The report covers the following topics: current and historical anti-immigrant sentiment in the United States; psychological biases, specifically implicit bias, stereotyping and racial anxiety, that influence anti-immigrant sentiment and xenophobia; psychological research connecting biases to anti-immigrant sentiment; examples of specific incidents and policies that could be influenced by these biases; and suggested messaging for advocates.

The report was funded by the Minami Tamaki Yamauchi Kwok & Lee (MTYKL) Foundation as part of its Immigrant Rights Initiative supporting organizations advancing and protecting the rights of our vulnerable immigrant communities.

“EJS is grateful to the board of the MTYKL Foundation for including us in its inaugural immigrant rights initiative cohort of grantees,” said EJS Legal Director Allison Elgart. “We look forward to sharing our research findings to help immigrant rights advocates and the social justice community develop new approaches to combating hate and intolerance.”

“EJS has heard truly horrifying stories of Latino and Muslim children who fear they will be exiled from this country due to their immigrant status or religion,” said Elgart. “These fears and anxieties arise from baseless anti-immigrant rhetoric that must be dispelled by informed research and social science.”

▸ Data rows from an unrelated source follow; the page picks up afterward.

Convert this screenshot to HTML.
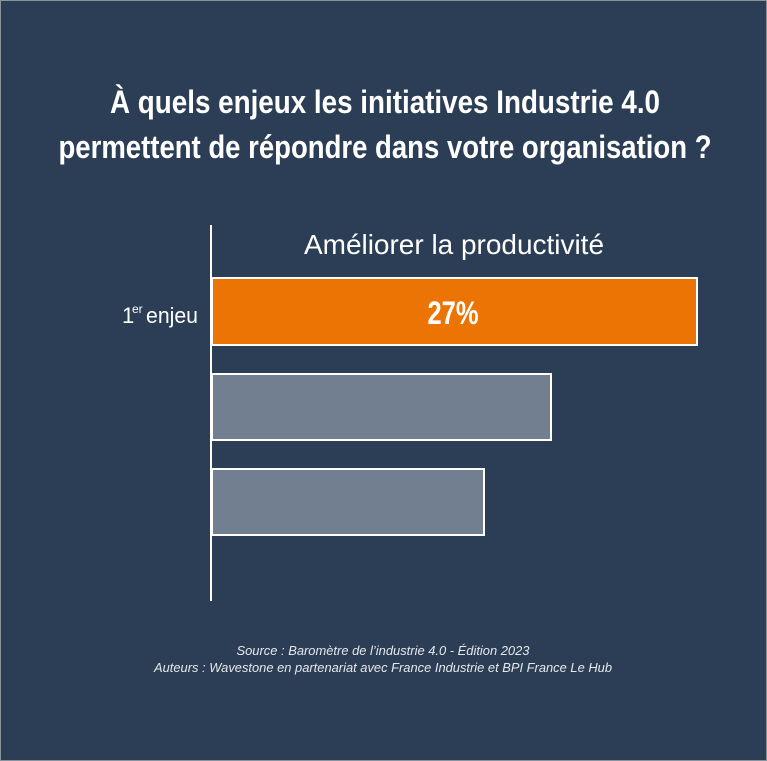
<!DOCTYPE html>
<html><head><meta charset="utf-8"><style>
html,body{margin:0;padding:0;background:#2c3e55}
svg{display:block}
</style></head><body>
<svg width="767" height="761" viewBox="0 0 767 761" xmlns="http://www.w3.org/2000/svg" font-family="Liberation Sans, sans-serif">
<rect x="0.5" y="0.5" width="766" height="760" fill="#2c3e55" stroke="#8a929c" stroke-width="1"/>
<text x="385" y="113" fill="#fff" font-weight="bold" font-size="32" text-anchor="middle" textLength="550" lengthAdjust="spacingAndGlyphs">À quels enjeux les initiatives Industrie 4.0</text>
<text x="385" y="158" fill="#fff" font-weight="bold" font-size="32" text-anchor="middle" textLength="653" lengthAdjust="spacingAndGlyphs">permettent de répondre dans votre organisation ?</text>
<text x="454" y="254" fill="#fff" font-size="28" text-anchor="middle" textLength="300" lengthAdjust="spacingAndGlyphs">Améliorer la productivité</text>
<line x1="211" y1="225" x2="211" y2="601" stroke="#fff" stroke-width="2"/>
<rect x="212" y="278" width="485" height="67" fill="#ec7404" stroke="#fff" stroke-width="2"/>
<text x="453" y="324" fill="#fff" font-weight="bold" font-size="32" text-anchor="middle" textLength="51" lengthAdjust="spacingAndGlyphs">27%</text>
<rect x="212" y="374" width="339" height="66" fill="#717f90" stroke="#fff" stroke-width="2"/>
<rect x="212" y="469" width="272" height="66" fill="#717f90" stroke="#fff" stroke-width="2"/>
<text x="122" y="323" fill="#fff" font-size="22">1</text>
<text x="132" y="313" fill="#fff" font-size="12">er</text>
<text x="146" y="323" fill="#fff" font-size="22" textLength="52" lengthAdjust="spacingAndGlyphs">enjeu</text>
<text x="383" y="655" fill="#e6e8eb" font-size="13" font-style="italic" text-anchor="middle" textLength="293" lengthAdjust="spacingAndGlyphs">Source : Baromètre de l’industrie 4.0 - Édition 2023</text>
<text x="383" y="672" fill="#e6e8eb" font-size="13" font-style="italic" text-anchor="middle" textLength="458" lengthAdjust="spacingAndGlyphs">Auteurs : Wavestone en partenariat avec France Industrie et BPI France Le Hub</text>
</svg>
</body></html>
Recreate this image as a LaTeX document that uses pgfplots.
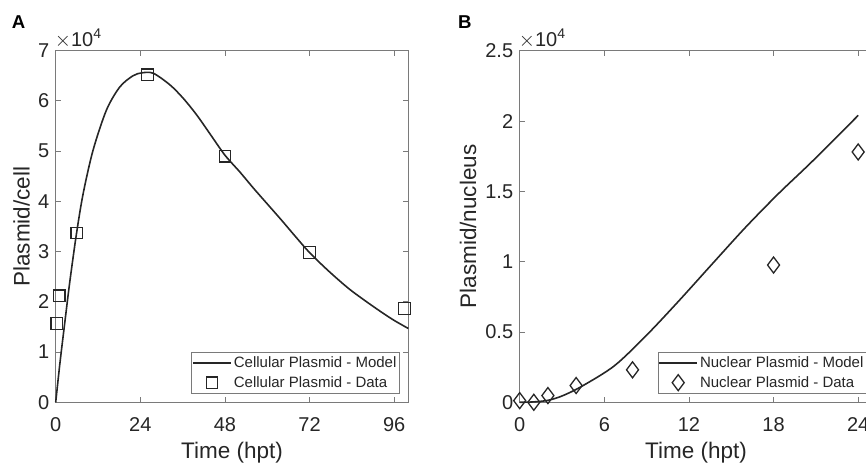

Katherine Spencer is a social/personality psychology doctoral candidate at the University of California, Berkeley. Her research focuses on the relationship between implicit bias and behavior, with special attention on the control of implicit bias.

Sara Campos is a writer, lawyer, and consultant specializing in immigration and refugee issues. A graduate of UCLA Law, she worked at the Lawyers Committee for Civil Rights of the San Francisco Bay Area where she directed the Asylum Program. She also worked as a Staff Attorney for the National Immigration Law Center and taught Refugee Law at Golden Gate University and University of San Francisco Law Schools.

The San Francisco-based MTYKL Foundation (http://mtykl.org) announced in February 2016 that it has awarded a total of $100,000 to nonprofit organizations involved in immigrant rights and advocacy. The foundation awarded $10,000 to ten nonprofit organizations, including the Equal Justice Society. The MTYKL Foundation was formed in 2014 by Dale Minami, Donald Tamaki, Brad Yamauchi, Minette Kwok, and Jack W. Lee.